:: REQUIRED WORK ::
What lines of the data hold the string "this"? Pull each one out.

━━ MATERIAL PROVIDED ━━

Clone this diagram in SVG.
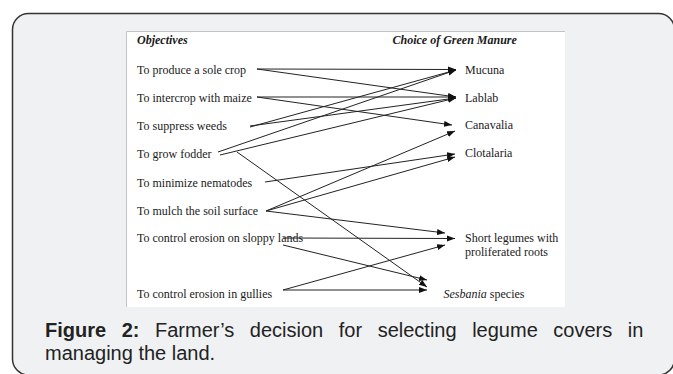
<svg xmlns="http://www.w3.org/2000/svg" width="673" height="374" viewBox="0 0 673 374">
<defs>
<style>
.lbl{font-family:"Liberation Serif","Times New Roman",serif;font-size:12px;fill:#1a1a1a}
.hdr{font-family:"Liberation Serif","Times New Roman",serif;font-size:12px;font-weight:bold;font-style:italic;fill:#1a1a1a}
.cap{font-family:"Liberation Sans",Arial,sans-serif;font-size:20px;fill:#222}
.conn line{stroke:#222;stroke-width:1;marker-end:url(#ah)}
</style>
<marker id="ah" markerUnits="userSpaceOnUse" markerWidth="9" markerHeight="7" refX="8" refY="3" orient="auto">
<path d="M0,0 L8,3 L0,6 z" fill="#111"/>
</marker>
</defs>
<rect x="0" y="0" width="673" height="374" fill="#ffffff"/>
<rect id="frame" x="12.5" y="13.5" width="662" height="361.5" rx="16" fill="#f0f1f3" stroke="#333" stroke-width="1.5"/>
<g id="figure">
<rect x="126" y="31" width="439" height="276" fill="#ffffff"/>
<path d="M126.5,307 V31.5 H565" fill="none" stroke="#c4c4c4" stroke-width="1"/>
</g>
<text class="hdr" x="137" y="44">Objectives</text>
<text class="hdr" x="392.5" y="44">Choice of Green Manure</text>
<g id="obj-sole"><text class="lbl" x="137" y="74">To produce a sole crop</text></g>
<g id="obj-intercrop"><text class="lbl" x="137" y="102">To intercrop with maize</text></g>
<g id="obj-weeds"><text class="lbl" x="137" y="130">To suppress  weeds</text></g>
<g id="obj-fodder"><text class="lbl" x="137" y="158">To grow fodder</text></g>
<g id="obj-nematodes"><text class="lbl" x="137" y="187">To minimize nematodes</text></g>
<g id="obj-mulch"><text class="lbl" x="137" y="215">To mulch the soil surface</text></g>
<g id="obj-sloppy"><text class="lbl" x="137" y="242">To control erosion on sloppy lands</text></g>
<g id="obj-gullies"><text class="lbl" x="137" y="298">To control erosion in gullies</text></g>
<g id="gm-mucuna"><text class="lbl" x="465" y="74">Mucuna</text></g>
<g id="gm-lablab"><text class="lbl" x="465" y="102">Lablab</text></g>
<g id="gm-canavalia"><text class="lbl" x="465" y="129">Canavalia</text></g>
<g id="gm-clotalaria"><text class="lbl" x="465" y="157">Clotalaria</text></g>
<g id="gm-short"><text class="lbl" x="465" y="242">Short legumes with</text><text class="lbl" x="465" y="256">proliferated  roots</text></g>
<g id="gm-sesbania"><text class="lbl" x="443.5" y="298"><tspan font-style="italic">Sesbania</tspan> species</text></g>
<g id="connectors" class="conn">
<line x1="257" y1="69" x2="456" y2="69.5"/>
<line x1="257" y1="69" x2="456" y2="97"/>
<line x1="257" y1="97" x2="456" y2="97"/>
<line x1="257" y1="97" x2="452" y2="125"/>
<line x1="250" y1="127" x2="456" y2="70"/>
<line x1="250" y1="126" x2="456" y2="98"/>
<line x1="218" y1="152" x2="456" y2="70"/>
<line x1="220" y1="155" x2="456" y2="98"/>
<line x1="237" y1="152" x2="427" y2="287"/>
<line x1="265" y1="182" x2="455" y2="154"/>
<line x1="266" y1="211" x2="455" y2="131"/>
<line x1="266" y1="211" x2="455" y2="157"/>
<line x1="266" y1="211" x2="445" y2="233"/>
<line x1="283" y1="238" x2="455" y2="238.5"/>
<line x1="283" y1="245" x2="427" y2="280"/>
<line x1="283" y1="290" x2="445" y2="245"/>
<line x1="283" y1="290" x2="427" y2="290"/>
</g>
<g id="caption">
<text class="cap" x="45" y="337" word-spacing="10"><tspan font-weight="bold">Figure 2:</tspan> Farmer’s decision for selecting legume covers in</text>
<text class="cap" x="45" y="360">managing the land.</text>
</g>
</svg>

━━━
━━ MATERIAL PROVIDED ━━

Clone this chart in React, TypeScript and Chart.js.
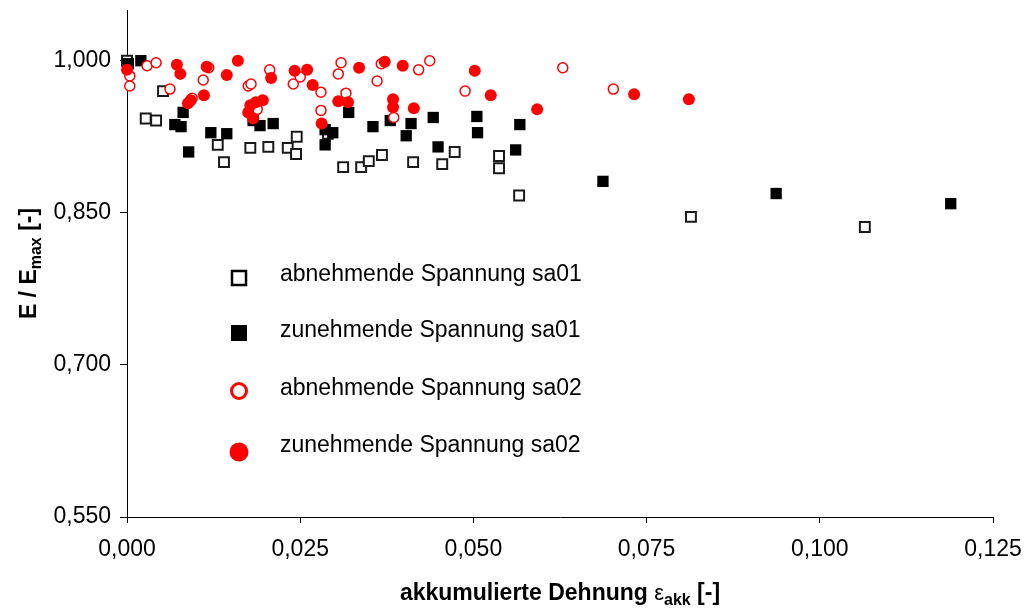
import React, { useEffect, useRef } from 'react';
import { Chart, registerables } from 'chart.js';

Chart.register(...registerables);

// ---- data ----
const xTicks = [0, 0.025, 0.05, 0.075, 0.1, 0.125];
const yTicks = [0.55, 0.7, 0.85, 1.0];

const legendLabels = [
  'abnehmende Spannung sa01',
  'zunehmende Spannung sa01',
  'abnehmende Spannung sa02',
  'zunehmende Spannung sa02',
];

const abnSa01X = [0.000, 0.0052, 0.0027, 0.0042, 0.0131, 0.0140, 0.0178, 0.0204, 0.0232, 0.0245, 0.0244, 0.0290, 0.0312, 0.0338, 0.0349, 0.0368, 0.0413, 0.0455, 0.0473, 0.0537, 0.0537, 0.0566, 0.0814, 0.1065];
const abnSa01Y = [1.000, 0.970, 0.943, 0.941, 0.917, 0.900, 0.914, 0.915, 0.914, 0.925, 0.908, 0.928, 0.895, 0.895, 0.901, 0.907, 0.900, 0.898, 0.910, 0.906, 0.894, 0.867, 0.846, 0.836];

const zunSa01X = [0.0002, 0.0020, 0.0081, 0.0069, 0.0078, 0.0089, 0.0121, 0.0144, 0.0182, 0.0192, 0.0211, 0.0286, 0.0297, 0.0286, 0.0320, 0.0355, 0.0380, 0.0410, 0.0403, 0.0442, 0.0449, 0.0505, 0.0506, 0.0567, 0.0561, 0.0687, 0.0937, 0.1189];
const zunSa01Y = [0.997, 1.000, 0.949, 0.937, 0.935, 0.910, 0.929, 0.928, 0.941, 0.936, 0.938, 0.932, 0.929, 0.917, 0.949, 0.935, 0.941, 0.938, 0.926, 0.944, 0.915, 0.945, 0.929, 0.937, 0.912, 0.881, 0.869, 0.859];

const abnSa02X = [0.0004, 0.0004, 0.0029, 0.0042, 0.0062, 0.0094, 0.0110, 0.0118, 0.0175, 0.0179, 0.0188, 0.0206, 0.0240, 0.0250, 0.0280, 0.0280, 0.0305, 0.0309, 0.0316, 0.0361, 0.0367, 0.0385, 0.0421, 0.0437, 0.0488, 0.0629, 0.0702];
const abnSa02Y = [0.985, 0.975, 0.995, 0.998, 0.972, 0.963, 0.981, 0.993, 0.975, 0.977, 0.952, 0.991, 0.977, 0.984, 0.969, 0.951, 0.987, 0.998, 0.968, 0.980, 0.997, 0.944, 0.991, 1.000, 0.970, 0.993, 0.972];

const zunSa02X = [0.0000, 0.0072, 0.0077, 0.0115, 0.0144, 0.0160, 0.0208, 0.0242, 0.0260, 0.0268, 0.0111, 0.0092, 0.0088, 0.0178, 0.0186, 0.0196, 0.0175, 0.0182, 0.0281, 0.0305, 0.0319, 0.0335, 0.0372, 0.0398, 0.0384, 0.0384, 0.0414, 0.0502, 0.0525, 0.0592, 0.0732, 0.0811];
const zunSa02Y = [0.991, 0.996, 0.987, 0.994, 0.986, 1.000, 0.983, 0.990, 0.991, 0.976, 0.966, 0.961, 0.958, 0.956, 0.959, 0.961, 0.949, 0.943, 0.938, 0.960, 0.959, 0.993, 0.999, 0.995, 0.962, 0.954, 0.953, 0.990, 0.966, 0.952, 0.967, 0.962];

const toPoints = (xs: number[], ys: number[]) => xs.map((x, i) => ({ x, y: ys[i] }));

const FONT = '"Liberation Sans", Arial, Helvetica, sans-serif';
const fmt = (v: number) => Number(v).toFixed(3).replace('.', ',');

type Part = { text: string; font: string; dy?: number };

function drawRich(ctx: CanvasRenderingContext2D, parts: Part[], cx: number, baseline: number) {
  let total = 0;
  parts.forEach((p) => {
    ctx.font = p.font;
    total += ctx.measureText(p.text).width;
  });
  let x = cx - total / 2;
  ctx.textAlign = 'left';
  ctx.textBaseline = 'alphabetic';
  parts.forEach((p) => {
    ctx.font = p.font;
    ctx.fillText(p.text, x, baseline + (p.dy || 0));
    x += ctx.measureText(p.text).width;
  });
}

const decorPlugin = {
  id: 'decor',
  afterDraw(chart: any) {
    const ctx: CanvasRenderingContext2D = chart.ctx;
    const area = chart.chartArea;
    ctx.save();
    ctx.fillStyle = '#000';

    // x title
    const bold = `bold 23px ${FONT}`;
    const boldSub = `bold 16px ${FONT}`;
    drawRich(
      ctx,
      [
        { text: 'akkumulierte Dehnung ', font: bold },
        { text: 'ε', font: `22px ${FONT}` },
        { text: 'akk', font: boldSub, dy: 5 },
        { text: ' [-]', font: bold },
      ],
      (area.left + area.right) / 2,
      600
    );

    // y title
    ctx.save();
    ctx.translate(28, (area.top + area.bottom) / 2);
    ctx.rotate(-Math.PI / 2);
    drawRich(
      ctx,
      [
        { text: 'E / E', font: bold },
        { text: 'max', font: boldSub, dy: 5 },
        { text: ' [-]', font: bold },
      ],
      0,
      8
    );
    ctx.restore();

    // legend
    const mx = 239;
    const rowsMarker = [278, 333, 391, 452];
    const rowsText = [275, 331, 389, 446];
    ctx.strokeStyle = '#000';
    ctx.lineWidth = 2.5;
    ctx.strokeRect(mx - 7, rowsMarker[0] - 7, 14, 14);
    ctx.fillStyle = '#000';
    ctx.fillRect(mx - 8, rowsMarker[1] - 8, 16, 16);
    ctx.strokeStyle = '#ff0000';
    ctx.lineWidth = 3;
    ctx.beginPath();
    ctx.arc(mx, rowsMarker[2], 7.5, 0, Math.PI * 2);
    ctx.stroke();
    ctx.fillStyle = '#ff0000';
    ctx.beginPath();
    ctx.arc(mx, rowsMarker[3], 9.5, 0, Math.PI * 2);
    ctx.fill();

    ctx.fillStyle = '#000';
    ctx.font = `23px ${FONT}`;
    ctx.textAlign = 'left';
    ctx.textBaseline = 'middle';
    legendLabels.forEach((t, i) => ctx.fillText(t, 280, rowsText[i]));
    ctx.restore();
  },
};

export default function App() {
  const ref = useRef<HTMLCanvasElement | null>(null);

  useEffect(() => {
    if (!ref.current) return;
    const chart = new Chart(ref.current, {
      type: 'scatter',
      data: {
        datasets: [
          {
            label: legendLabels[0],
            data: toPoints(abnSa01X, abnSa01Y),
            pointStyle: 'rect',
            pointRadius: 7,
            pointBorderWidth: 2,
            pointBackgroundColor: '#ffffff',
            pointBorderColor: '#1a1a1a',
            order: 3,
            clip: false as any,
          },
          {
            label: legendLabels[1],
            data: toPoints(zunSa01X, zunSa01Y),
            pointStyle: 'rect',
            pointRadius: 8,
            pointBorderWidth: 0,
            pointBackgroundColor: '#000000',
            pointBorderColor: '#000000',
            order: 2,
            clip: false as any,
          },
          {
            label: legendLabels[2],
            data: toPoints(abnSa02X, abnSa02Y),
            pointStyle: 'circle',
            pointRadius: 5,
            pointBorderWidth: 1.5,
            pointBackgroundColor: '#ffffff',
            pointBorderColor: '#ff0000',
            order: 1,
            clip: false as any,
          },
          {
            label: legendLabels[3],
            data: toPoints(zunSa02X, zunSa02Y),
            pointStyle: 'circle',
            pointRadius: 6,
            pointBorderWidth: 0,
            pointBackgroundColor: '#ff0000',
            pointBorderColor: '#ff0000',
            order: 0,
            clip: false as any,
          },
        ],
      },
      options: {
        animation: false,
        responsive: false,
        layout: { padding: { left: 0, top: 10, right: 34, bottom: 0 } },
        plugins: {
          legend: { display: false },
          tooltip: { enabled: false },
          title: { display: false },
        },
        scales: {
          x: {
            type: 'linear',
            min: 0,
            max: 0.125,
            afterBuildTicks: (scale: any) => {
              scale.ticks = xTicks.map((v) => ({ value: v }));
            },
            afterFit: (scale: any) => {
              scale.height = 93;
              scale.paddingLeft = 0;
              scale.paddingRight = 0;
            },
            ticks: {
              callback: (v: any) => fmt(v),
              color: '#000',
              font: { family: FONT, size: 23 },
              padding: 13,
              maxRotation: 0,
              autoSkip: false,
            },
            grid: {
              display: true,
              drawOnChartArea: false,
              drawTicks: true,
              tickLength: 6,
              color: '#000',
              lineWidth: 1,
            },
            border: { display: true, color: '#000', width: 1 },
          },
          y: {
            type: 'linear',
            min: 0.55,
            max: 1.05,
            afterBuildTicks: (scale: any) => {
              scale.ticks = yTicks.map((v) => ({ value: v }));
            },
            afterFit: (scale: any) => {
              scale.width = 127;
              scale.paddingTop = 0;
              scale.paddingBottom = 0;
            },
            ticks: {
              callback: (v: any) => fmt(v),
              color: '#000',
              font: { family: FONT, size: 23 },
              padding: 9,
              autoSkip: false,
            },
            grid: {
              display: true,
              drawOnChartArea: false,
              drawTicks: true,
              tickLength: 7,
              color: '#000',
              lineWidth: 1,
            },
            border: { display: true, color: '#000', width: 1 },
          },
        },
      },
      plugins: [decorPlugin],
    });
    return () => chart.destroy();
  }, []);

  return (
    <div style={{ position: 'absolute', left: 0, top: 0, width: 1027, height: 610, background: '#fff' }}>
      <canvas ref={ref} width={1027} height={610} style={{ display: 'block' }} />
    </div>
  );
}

━━━
━━ MATERIAL PROVIDED ━━

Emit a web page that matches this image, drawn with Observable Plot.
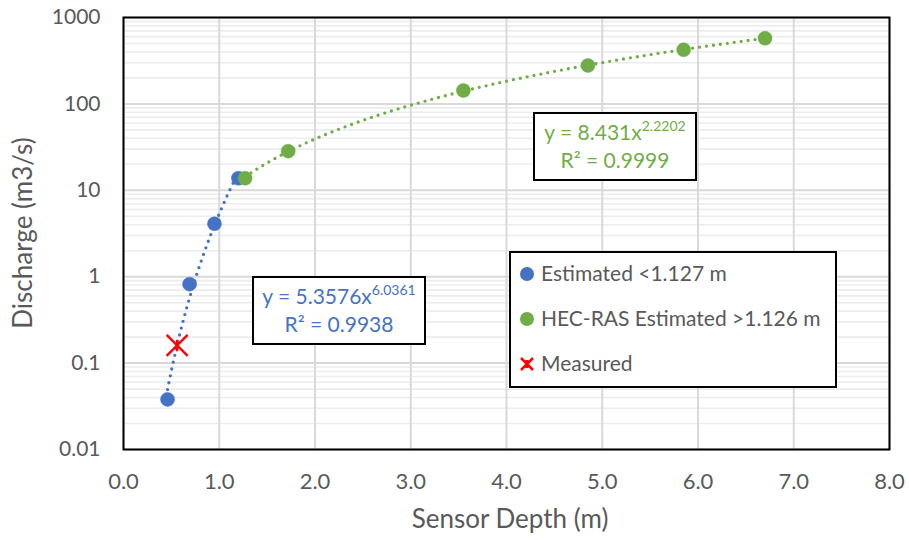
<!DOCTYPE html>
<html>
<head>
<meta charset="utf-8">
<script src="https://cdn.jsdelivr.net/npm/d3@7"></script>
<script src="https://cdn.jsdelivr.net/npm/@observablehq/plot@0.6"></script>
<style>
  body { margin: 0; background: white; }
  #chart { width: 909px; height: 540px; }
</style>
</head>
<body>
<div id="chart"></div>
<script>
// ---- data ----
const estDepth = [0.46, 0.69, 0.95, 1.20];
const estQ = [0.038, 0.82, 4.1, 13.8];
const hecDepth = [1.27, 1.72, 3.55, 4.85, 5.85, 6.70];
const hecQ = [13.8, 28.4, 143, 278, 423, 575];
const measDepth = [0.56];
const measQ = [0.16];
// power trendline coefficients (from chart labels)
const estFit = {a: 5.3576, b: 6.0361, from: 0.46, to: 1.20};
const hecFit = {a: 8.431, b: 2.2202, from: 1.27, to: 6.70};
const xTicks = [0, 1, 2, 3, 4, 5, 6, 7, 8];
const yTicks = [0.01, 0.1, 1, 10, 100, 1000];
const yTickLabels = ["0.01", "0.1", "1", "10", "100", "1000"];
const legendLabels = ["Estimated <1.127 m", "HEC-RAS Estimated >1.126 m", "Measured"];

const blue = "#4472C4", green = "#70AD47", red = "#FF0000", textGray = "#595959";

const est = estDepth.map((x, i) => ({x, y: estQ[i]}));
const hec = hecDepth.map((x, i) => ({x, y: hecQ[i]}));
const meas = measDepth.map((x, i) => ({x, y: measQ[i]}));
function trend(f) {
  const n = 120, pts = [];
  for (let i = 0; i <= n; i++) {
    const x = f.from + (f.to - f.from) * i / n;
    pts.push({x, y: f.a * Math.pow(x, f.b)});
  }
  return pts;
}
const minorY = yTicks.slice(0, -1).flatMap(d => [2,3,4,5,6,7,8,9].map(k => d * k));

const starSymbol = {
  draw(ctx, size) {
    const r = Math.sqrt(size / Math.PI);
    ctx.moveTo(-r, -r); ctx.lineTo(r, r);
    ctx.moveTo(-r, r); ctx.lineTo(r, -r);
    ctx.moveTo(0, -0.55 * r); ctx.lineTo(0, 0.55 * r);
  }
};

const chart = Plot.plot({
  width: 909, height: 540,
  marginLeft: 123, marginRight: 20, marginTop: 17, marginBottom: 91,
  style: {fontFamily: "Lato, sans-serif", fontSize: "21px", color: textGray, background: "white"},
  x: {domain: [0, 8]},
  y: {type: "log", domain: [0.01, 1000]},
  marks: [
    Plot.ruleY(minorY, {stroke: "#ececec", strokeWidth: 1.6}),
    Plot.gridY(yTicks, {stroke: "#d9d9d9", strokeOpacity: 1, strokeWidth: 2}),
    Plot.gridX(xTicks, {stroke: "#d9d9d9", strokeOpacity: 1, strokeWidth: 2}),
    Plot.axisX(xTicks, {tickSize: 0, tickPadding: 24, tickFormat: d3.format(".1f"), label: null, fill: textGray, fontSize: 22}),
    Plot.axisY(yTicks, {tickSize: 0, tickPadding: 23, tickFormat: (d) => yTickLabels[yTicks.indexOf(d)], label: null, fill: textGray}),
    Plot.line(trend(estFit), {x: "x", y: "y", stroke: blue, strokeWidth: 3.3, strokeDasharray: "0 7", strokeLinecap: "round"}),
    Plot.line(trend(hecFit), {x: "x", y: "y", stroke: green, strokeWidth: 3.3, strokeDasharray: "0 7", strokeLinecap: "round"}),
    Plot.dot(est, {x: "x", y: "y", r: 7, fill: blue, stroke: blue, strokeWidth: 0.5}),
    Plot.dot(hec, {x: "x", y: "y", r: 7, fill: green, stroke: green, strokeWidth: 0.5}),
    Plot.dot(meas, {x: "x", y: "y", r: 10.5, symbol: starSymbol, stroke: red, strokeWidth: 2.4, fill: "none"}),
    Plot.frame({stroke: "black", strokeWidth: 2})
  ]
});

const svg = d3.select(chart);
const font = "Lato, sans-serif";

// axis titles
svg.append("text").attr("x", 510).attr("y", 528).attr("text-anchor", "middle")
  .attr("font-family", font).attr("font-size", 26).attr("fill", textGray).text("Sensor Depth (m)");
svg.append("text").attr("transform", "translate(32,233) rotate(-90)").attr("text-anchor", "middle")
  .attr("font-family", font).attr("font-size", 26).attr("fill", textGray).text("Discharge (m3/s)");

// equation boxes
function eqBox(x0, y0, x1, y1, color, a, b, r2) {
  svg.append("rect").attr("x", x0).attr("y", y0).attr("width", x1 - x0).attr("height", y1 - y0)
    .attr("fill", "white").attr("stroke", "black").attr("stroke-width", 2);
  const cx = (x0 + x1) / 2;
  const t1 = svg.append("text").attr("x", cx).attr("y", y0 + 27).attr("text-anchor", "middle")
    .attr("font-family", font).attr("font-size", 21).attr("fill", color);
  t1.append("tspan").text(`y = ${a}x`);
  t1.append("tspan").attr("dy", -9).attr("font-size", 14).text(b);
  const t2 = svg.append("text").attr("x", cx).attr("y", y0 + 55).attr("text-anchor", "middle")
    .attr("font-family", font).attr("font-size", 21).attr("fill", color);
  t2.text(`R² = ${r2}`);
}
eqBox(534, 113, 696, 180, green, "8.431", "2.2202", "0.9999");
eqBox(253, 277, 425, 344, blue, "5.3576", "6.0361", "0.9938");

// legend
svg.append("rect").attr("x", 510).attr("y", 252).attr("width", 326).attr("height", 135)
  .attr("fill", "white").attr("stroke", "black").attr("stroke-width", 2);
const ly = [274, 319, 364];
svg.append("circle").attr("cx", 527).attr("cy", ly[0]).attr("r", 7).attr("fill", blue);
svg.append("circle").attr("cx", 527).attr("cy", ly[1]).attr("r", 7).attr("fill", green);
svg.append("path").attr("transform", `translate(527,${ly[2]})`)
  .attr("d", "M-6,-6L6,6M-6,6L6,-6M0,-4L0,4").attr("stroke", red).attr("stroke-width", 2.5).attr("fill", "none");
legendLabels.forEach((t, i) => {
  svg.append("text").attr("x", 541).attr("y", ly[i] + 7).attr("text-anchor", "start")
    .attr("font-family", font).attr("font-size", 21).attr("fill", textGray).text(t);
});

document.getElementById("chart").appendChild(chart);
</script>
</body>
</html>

━━━

:: ANSWER TO THE TASK ::
Clone this diagram in SVG.
Clone this chart in React, TypeScript and Chart.js.
Emit a web page that matches this image, drawn with Observable Plot.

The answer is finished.